**OBJECTIVE**.
All of the material should be reproduced exactly, with pictures left out.

**SUPPLIED MATERIAL**.
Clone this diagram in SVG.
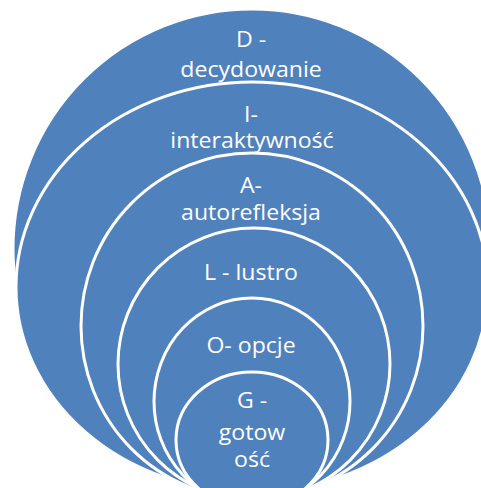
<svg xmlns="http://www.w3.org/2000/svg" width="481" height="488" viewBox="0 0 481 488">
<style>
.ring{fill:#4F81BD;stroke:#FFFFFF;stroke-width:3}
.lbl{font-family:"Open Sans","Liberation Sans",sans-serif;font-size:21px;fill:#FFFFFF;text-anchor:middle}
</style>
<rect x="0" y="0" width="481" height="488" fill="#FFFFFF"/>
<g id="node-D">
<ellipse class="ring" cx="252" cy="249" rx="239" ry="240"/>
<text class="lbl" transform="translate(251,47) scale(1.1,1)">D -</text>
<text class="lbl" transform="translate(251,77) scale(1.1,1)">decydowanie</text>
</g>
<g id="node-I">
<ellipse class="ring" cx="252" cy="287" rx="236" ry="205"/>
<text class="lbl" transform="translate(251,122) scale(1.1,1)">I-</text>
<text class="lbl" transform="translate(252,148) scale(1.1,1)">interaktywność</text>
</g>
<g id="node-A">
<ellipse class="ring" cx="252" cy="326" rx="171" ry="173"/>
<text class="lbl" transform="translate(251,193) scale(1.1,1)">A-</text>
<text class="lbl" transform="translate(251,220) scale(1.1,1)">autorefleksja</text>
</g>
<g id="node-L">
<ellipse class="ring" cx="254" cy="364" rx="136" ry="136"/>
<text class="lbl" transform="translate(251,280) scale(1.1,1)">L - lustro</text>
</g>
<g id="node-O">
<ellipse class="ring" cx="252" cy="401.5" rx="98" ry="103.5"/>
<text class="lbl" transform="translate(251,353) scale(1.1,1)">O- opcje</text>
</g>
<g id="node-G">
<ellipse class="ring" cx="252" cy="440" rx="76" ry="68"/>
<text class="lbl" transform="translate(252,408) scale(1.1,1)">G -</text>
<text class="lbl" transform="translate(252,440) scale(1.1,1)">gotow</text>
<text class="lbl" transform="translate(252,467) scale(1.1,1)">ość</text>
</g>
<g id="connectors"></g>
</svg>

**THE SOLUTION**.
Clone this diagram in SVG.
<svg xmlns="http://www.w3.org/2000/svg" width="481" height="488" viewBox="0 0 481 488">
<style>
.ring{fill:#4F81BD;stroke:#FFFFFF;stroke-width:3}
.lbl{font-family:"Open Sans","Liberation Sans",sans-serif;font-size:21px;fill:#FFFFFF;text-anchor:middle}
</style>
<rect x="0" y="0" width="481" height="488" fill="#FFFFFF"/>
<g id="node-D">
<ellipse class="ring" cx="252" cy="249" rx="239" ry="240"/>
<text class="lbl" transform="translate(251,47) scale(1.1,1)">D -</text>
<text class="lbl" transform="translate(251,77) scale(1.1,1)">decydowanie</text>
</g>
<g id="node-I">
<ellipse class="ring" cx="252" cy="287" rx="236" ry="205"/>
<text class="lbl" transform="translate(251,122) scale(1.1,1)">I-</text>
<text class="lbl" transform="translate(252,148) scale(1.1,1)">interaktywność</text>
</g>
<g id="node-A">
<ellipse class="ring" cx="252" cy="326" rx="171" ry="173"/>
<text class="lbl" transform="translate(251,193) scale(1.1,1)">A-</text>
<text class="lbl" transform="translate(251,220) scale(1.1,1)">autorefleksja</text>
</g>
<g id="node-L">
<ellipse class="ring" cx="254" cy="364" rx="136" ry="136"/>
<text class="lbl" transform="translate(251,280) scale(1.1,1)">L - lustro</text>
</g>
<g id="node-O">
<ellipse class="ring" cx="252" cy="401.5" rx="98" ry="103.5"/>
<text class="lbl" transform="translate(251,353) scale(1.1,1)">O- opcje</text>
</g>
<g id="node-G">
<ellipse class="ring" cx="252" cy="440" rx="76" ry="68"/>
<text class="lbl" transform="translate(252,408) scale(1.1,1)">G -</text>
<text class="lbl" transform="translate(252,440) scale(1.1,1)">gotow</text>
<text class="lbl" transform="translate(252,467) scale(1.1,1)">ość</text>
</g>
<g id="connectors"></g>
</svg>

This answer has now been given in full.